- [MATERIAL]:
-- BEGIN --
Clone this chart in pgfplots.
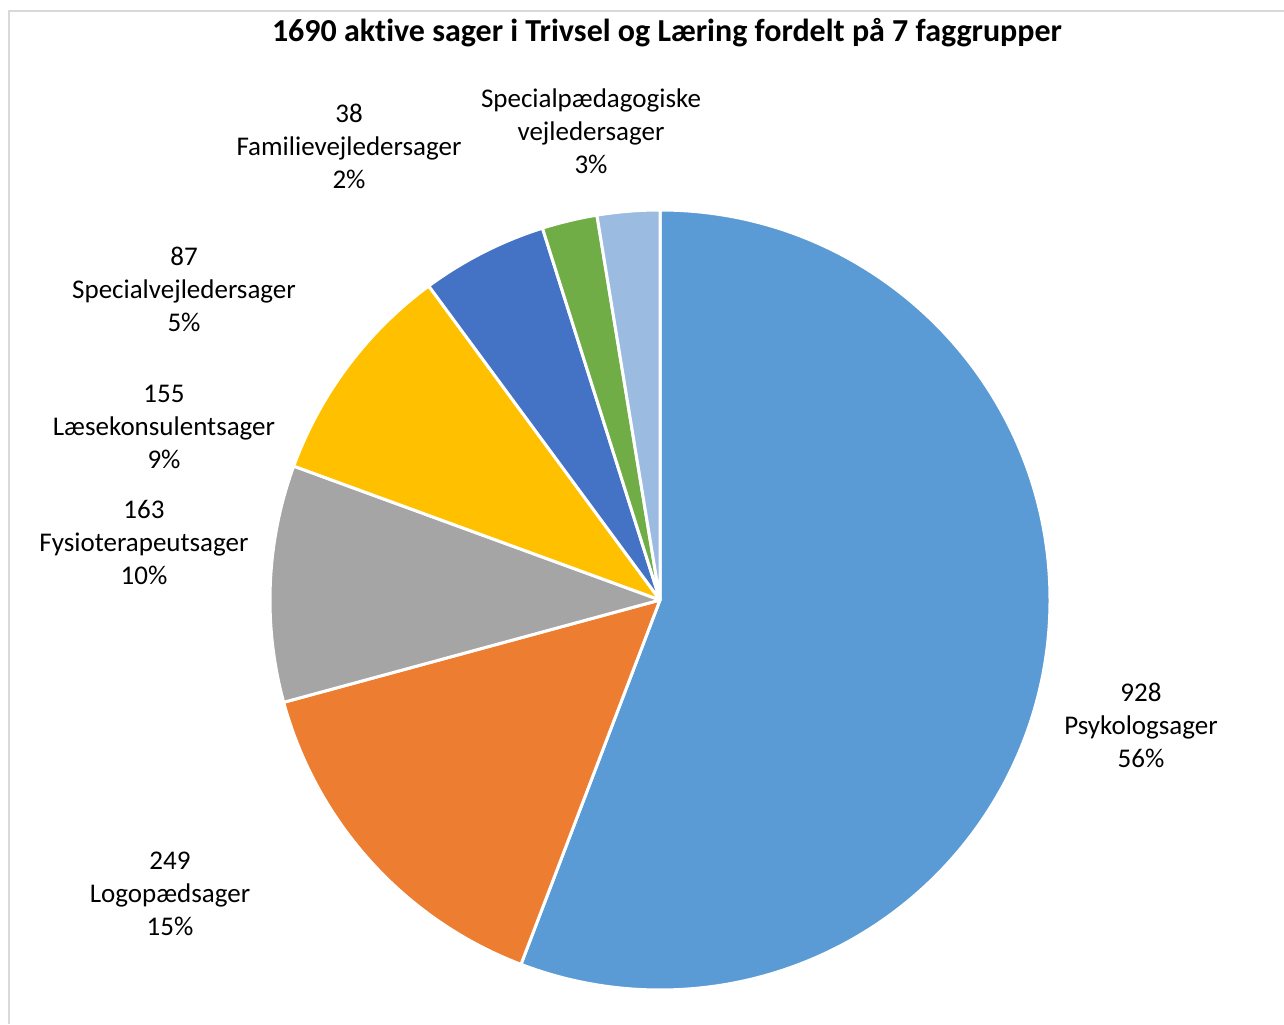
-- END --
-- BEGIN --
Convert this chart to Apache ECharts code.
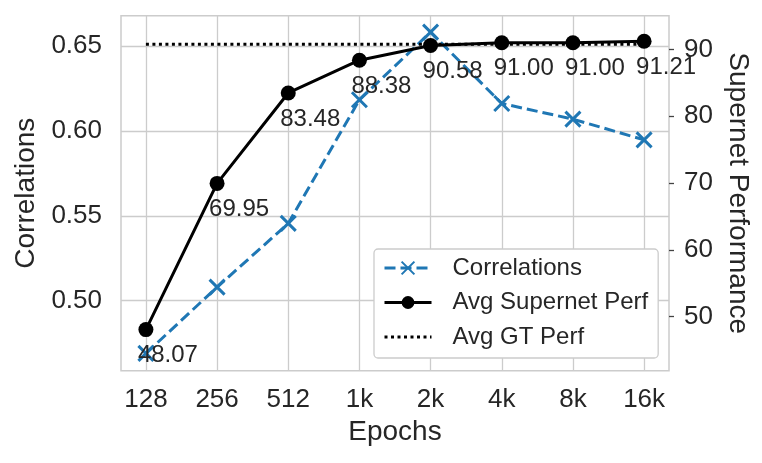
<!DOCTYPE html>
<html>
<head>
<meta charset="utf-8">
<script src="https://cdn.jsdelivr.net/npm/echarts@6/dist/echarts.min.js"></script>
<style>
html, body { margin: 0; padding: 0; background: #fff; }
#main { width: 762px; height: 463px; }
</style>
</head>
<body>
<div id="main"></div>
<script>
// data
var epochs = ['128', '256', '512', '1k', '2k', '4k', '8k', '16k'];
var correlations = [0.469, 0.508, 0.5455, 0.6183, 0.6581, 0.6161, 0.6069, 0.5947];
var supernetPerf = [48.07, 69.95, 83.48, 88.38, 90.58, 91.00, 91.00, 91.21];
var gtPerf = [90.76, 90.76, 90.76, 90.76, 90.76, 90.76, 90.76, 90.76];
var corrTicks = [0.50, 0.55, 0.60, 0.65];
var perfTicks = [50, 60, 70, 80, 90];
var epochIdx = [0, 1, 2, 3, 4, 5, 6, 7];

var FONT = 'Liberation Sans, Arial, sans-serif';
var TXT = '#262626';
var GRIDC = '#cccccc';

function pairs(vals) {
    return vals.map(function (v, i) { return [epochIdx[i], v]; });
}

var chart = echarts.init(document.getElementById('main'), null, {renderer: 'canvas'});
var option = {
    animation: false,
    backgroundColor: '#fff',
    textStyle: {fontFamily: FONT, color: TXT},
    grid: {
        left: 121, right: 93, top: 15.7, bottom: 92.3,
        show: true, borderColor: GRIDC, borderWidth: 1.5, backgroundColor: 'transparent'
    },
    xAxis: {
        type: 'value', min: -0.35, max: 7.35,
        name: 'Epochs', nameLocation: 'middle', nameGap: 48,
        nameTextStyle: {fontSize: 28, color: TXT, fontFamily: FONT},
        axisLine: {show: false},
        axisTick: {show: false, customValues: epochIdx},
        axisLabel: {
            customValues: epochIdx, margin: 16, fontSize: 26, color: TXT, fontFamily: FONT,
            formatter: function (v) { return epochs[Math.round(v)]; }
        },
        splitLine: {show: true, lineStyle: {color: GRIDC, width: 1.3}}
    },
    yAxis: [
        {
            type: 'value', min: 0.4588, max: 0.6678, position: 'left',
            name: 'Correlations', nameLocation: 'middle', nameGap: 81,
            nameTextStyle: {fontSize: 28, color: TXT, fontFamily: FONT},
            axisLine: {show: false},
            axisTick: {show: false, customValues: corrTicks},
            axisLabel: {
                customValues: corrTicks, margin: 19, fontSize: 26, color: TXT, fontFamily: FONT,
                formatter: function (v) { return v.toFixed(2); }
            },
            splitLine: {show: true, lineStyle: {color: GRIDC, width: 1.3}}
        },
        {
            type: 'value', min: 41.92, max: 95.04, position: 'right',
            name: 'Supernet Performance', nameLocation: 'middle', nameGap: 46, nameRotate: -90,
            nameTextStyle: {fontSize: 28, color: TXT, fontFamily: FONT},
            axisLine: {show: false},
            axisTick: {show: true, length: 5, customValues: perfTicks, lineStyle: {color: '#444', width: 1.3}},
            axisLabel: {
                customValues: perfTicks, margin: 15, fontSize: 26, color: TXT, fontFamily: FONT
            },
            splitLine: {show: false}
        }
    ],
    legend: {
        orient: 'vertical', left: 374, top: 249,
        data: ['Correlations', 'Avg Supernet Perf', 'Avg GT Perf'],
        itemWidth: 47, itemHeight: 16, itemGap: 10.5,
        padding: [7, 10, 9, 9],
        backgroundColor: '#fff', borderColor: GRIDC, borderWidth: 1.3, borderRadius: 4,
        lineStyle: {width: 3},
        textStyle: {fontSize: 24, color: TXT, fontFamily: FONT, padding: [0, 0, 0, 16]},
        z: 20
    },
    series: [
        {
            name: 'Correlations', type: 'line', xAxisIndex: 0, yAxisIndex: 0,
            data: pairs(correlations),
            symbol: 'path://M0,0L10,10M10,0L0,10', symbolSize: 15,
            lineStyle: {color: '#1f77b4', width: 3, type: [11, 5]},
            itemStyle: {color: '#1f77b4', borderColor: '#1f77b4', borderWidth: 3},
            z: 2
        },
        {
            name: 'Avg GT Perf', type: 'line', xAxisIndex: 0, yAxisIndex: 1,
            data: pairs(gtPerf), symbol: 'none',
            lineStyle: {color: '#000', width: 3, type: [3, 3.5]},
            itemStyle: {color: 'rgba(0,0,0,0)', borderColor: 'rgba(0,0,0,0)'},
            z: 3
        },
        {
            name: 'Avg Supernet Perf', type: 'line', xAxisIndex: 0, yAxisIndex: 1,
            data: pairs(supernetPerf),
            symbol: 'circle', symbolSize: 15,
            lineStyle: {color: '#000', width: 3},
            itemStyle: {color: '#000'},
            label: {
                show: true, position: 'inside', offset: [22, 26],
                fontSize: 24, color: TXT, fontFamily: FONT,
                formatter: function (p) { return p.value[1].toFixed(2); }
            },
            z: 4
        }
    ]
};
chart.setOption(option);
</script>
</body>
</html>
-- END --
List every line in the records above that contains the word "this".

Clone this chart in pgfplots.
Convert this chart to Apache ECharts code.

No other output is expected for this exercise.